I tried to hide my dismay at hearing this, because no one should live in a place that one doesn’t love, if it can be avoided. It’s socially acceptable to tell people you moved to a dreadful city for a job but it’s some revolutionary concept to tell people you moved someplace for the city and who cared about the job? It would come.
Now, I’m not pretending that everyone can have a great amount of time wealth/lifestyle in the world’s finest cities, but if you are going to bother to live there, to “put up” with the cost of living, it’s surely a great shame if you can never enjoy it.
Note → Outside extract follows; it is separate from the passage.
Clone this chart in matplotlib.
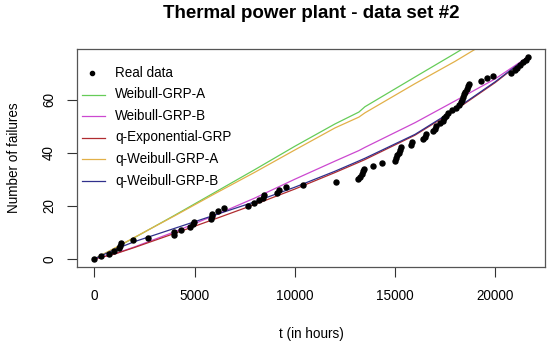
import matplotlib
matplotlib.use("Agg")
import matplotlib.pyplot as plt
from matplotlib.lines import Line2D

plt.rcParams['font.family'] = ['Liberation Sans', 'DejaVu Sans']

title = "Thermal power plant - data set #2"
xlabel = "t (in hours)"
ylabel = "Number of failures"

# Real data: failure times and cumulative counts
t_real = [0, 333, 750, 967, 1217, 1280, 1333, 1917, 2667, 3967, 3990, 4333, 4783,
          4900, 4950, 5833, 5850, 5870, 6167, 6467, 7667, 7967, 8200, 8420, 8480,
          9117, 9200, 9550, 10400, 12050, 13171, 13255, 13339, 13400, 13456, 13909,
          14329, 15017, 15060, 15101, 15180, 15240, 15302, 15800, 15856, 16400,
          16494, 16561, 16900, 16980, 17064, 17250, 17400, 17450, 17550, 17651,
          17869, 18050, 18205, 18270, 18320, 18373, 18440, 18490, 18580, 18658,
          18700, 19296, 19581, 19866, 20789, 21007, 21100, 21259, 21400, 21550, 21620]
n_real = [0, 1, 2, 3, 4, 5, 6, 7, 8, 9, 10, 11, 12, 13, 14, 15, 16, 17, 18, 19, 20,
          21, 22, 23, 24, 25, 26, 27, 28, 29, 30, 31, 32, 33, 34, 35, 36, 37, 38, 39,
          40, 41, 42, 43, 44, 45, 46, 47, 48, 49, 50, 51, 52, 53, 54, 55, 56, 57, 58,
          59, 60, 61, 62, 63, 64, 65, 66, 67, 68, 69, 70, 71, 72, 73, 74, 75, 76]

# Model curves
t_grid = [0, 1000, 2000, 4000, 6000, 8000, 10000, 12000, 13200, 13500, 16000,
          18000, 20000, 21620]
weibull_a = [0, 3.9, 8.0, 16.4, 25.0, 33.6, 42.4, 50.8, 55.3, 57.3, 68.5, 77.4,
             86.5, 93.5]
weibull_b = [0, 1.9, 4.5, 10.2, 16.4, 22.9, 30.0, 36.8, 40.8, 42.0, 51.3, 59.5,
             67.8, 76.0]
q_exp = [0, 1.8, 4.3, 9.6, 15.0, 20.5, 26.3, 32.5, 36.4, 37.4, 46.6, 56.0,
         66.4, 76.0]
q_weibull_a = [0, 4.0, 8.1, 16.2, 24.5, 32.6, 41.0, 49.3, 53.4, 55.0, 66.0, 74.4,
               83.5, 90.5]
q_weibull_b = [0, 3.5, 6.5, 11.5, 16.5, 21.5, 27.0, 33.0, 36.9, 37.9, 46.9, 56.3,
               66.7, 76.0]

series = [
    ("Weibull-GRP-A", weibull_a, "#66cc58"),
    ("Weibull-GRP-B", weibull_b, "#cc48d0"),
    ("q-Exponential-GRP", q_exp, "#b02c30"),
    ("q-Weibull-GRP-A", q_weibull_a, "#e2b048"),
    ("q-Weibull-GRP-B", q_weibull_b, "#30308c"),
]

W, H = 550, 346
fs = 9.75

fig = plt.figure(figsize=(5.5, 3.46), dpi=100)
ax = fig.add_axes([77/W, 1-267/H, (545-77)/W, (267-49)/H])

ax.plot(t_real, n_real, 'o', color='black', markersize=3.6, zorder=3)
for name, vals, col in series:
    ax.plot(t_grid, vals, '-', color=col, lw=0.9, zorder=2)

ax.set_xlim(-864, 22484)
ax.set_ylim(-3.04, 79.04)
ax.set_xticks([0, 5000, 10000, 15000, 20000])
ax.set_yticks([0, 20, 40, 60])
ax.tick_params(axis='both', direction='out', length=7, width=0.8, color='#333333',
               labelsize=fs)
ax.tick_params(axis='x', pad=9)
ax.tick_params(axis='y', pad=8)
for lab in ax.get_yticklabels():
    lab.set_rotation(90)
    lab.set_va('center')
for s in ax.spines.values():
    s.set_color('#555555')
    s.set_linewidth(0.9)

fig.text(311/W, 1-334/H, xlabel, ha='center', va='center', fontsize=fs)
fig.text(14/W, 1-158/H, ylabel, ha='center', va='center', fontsize=fs,
         rotation=90)
fig.text(311/W, 1-14/H, title, ha='center', va='center', fontsize=13.5,
         fontweight='bold')

# legend (no box), drawn in figure pixel positions
rows = [73, 94.5, 116, 137.5, 159, 180.5]
tf = fig.transFigure
fig.add_artist(Line2D([92/W], [1-rows[0]/H], marker='o', color='black',
                      markersize=3.0, linestyle='none', transform=tf))
fig.text(115/W, 1-rows[0]/H, "Real data", ha='left', va='center', fontsize=fs)
for (name, vals, col), y in zip(series, rows[1:]):
    fig.add_artist(Line2D([82/W, 105/W], [1-y/H, 1-y/H], color=col, lw=0.9,
                          transform=tf))
    fig.text(115/W, 1-y/H, name, ha='left', va='center', fontsize=fs)

fig.savefig("out.png", dpi=100)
Now, the first time I heard this complaint was from a lady who attended my Paris Culture Lovers meetup who rather sourly complained about her schedule as I described my own, which included grocery shopping, visiting parks and museums, and riding a Vélib during “off hours” — when everyone was at work from 9-5. While I was a bit taken aback at her tirade, even though I’ve become very used to the French complaining (it’s a national art and sport), especially since she chose to move to Paris 15 years ago — for work — I avoided what would have been a typical American retort: “Well why don’t you do something about it instead of just complaining to 10 near-strangers about it?” I said it another way to my friend Julia last month: “The French as a people would rather complain about what they don’t have than take responsibility for building their dreams.” Instead, I just managed to stutter, “I guess…I guess I just live in a different Paris than you do.”
Since my current conversant was French I decided to take a different tack and asked him how he planned to break the cycle. He shared some great ideas, but unsurprisingly, had not done any real research into those ideas.
***
Okay, Stephen, so people quit their miserable city jobs, then what? Look, I don’t know. I’m not advocating that everyone quit his/her respective jobs. I’m just asking the serious and adult series of questions: what is the life you want for yourself? Are you living it now? If not, why not? Do you have any plan or timeline in which you will be living the life you want? Does it solely hinge on money? Have you rethought that?
Surely life is more than paying rent or a mortgage. Our time on this magnificent planet is too short and brief to spend focusing on the life you don’t have. Start creating the life you desire and marvel at how much the journey alone will prepare you to enjoy what awaits your sacrifices. I’m reminded of the words of Marcus Aurelius:
The impediment to action advances action. What stands in the way becomes the way.
The obstacle is the way.
I took the featured photo in the Tuileries when Spring had definitely arrived this year after a very long stay by Old Man Winter.